NEW YORK - AutoNation CEO Michael Jackson wonders if social networking really is an awesome new way for auto makers and dealers to reach consumers in the digital age.

“Is it a fad, or will it really change things?” he asks at a National Automobile Dealers Assn./IHS automotive conference here. “Is it interesting, but not worth the money?”

Most attendees agree social media is the real deal and worth participating in, but not everyone is sure yet how best to use it to help sell more cars in an indirect, non-evasive way.

“We struggle with that all the time,” Tom Doll, executive vice president of Subaru of America, says in response to Jackson's questions.

To Subaru, social media has become more a way for customers to connect with the auto maker, “rather than us going to customers,” he says.

Most social-media experts agree it is ill-advised to use sites such as Facebook to list dealer inventories and deliver high-pressure sales pitches. If social-network sites are akin to friends gathered around a campfire, it's not the place to pass out business cards.

The auto industry is learning what works and what doesn't on social- media sites, says Bob Carter, a group vice president at Toyota.

“It's coming to light that social media is a difficult environment to get through a (marketing) message,” he says. “Our strategy has been to use traditional media to deliver a message and use social media to amplify it.”

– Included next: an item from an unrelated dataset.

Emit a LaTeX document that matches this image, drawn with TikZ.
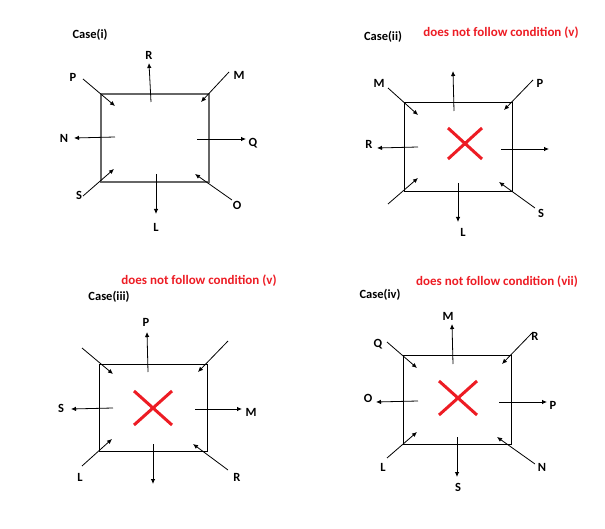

Automotive use of social media “is still evolving,” Hyundai Motors America's sales chief Dave Zuchowski says, while emphasizing its importance. “It must be integrated in everything. You can't take a shotgun approach.”

Innovative cars such as the Nissan Leaf electric vehicle can draw the interest of social networkers, helping to advance new-product buzz, says Nissan North America Senior Vice President Brian Carolin.

“The whole social-media community was talking about the Leaf,” he says. “If we want to engage with Leaf customers, you can tap into that. But the use of social media will differ across the portfolio.”

Auto makers should help dealers cultivate their social-network sites and make them interesting, says Mike DeCecco, Dealer.com's director-business development.

“Dealerships are the auto makers' brands in local markets,” he says. “Someone said, ‘Why would anyone want to be a (social-media) friend with a dealer?’ Maybe they said that because dealer sites are not interesting enough. Friends are people we have something in common with.”

Accordingly, dealers should post life-style blogs, videos and the like on topics dear to their local customers, such as “skiing in the Northeast or rodeos in the West,” DeCecco says. “If you can make the car dealership interesting, you win.”

With social networking, “we've shifted from the Web built around information to the Web built around people,” says Doug Frisbie, automotive strategist for Facebook that boasts of 500 million users.

The 1990s were an era for Web browsing, the 2000s for searching and this decade for discovering through social-media “friends,” he says. “It has happened quickly.”

Millions of consumers are on Facebook talking about purchasing vehicles, Frisbie says. “Forty percent of them say friends' recommendations are the most important factor in their next auto purchase.”

Social media can accentuate what dealers “have been good at since the beginning,” says Dean Evans, Dealer.com's chief marketing director. “Dealers are people people. But things got depersonalized with ‘send-in-an-Internet-lead.’”

Modern marketing gives consumers relevant information they want and also talks to them online, he says.

The social networking is a fascinating phenomenon, says Sid DeBoer, chairman of the Lithia Motors, noting his dealership chain has 4 million people in its data base. “How do you use that to reach out, get more friends and be a better dealer?”